Because we need to process many files (3,111) hosted on AWS, we’ll want to run this script in the same cloud region where the data lives (us-west-2 in this case). Running this job serially on a laptop takes over 2 days, so we’ll also run on many cloud machines in parallel to finish processing in a reasonable amount of time.

Run on the cloud#

To run this script on the cloud in parallel using Coiled Batch, we’ve added special #COILED comments to specify cloud hardware, software, number of times to run the script, etc.

#COILED n-tasks 3111
#COILED max-workers 100
#COILED region us-west-2
#COILED memory 8 GiB
#COILED container ghcr.io/osgeo/gdal
#COILED secret-env AWS_ACCESS_KEY_ID
#COILED secret-env AWS_SECRET_ACCESS_KEY

In particular:

  • #COILED n-tasks 3111: This job will run 3111 different tasks – one for each file being processed.

  • #COILED max-workers 100: Tasks are run in parallel across 100 different cloud VMs. By default, there are as many VMs as tasks.
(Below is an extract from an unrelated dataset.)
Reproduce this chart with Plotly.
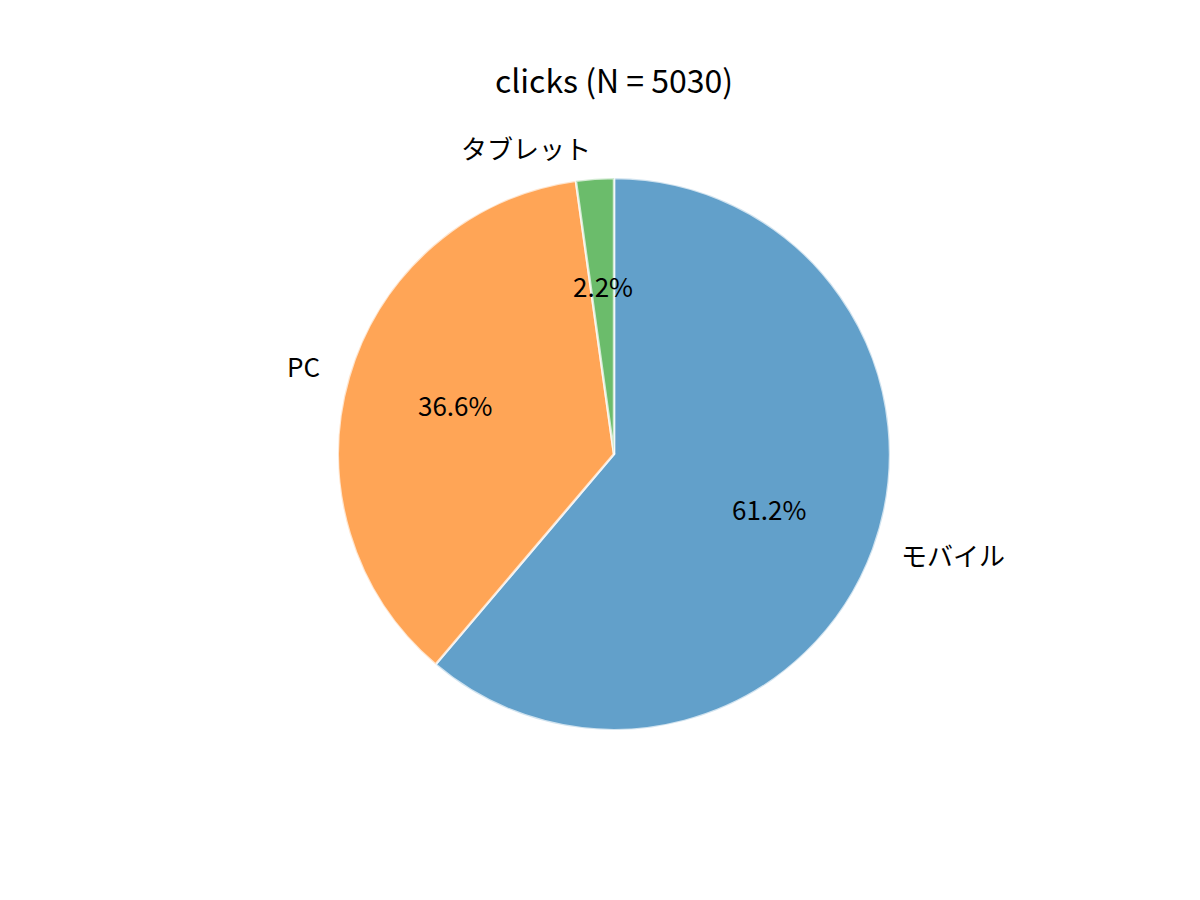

  • #COILED region us-west-2: Run VMs in the same cloud region as where the data is hosted to avoid data transfer costs.

  • #COILED memory 8 GiB: Run on relatively small VMs as the data processing here doesn’t require many computational resources.

  • #COILED container ghcr.io/osgeo/gdal: Run our script inside this Docker container. Using the default osgeo/gdal container ensures that GDAL is installed and set up properly.

  • #COILED secret-env AWS_ACCESS_KEY_ID / #COILED secret-env AWS_SECRET_ACCESS_KEY: Authenticate with AWS so we can move processed data to a private results bucket.

Additionally, each task will have a COILED_ARRAY_TASK_ID environment variable set to “0”, “1”, “2”, … , “3110” that we can use to select the i-th file in the dataset to process.

We can then launch our job using the coiled batch run command:

coiled batch run reproject.sh

This job takes ~5 minutes to run and costs ~$0.70 in cloud hardware.

Status of job VMs over time.

Status of job VMs over time.#

And that’s it.

Summary#

Running jobs on the cloud is both common and surprisingly hard using APIs like AWS Batch / GCP Cloud Run / Azure Batch offered by cloud providers.

 

This example showed how to use Coiled Batch to run a script on the cloud, in parallel across many machines. This was:

  • Easy: Minimal code changes, and no cloud devops needed, to run on the cloud

  • Flexible: Can run anything, not just Python code

  • Fast: ~600x speedup by running in-region, in parallel

  • Cheap: Cloud hardware costs ~$0.70 for the entire job

We hope this example shows that with just a few lines of code you can run your jobs on the cloud in a straightforward way. We also hope it provides a template you can copy and adapt for your own use case.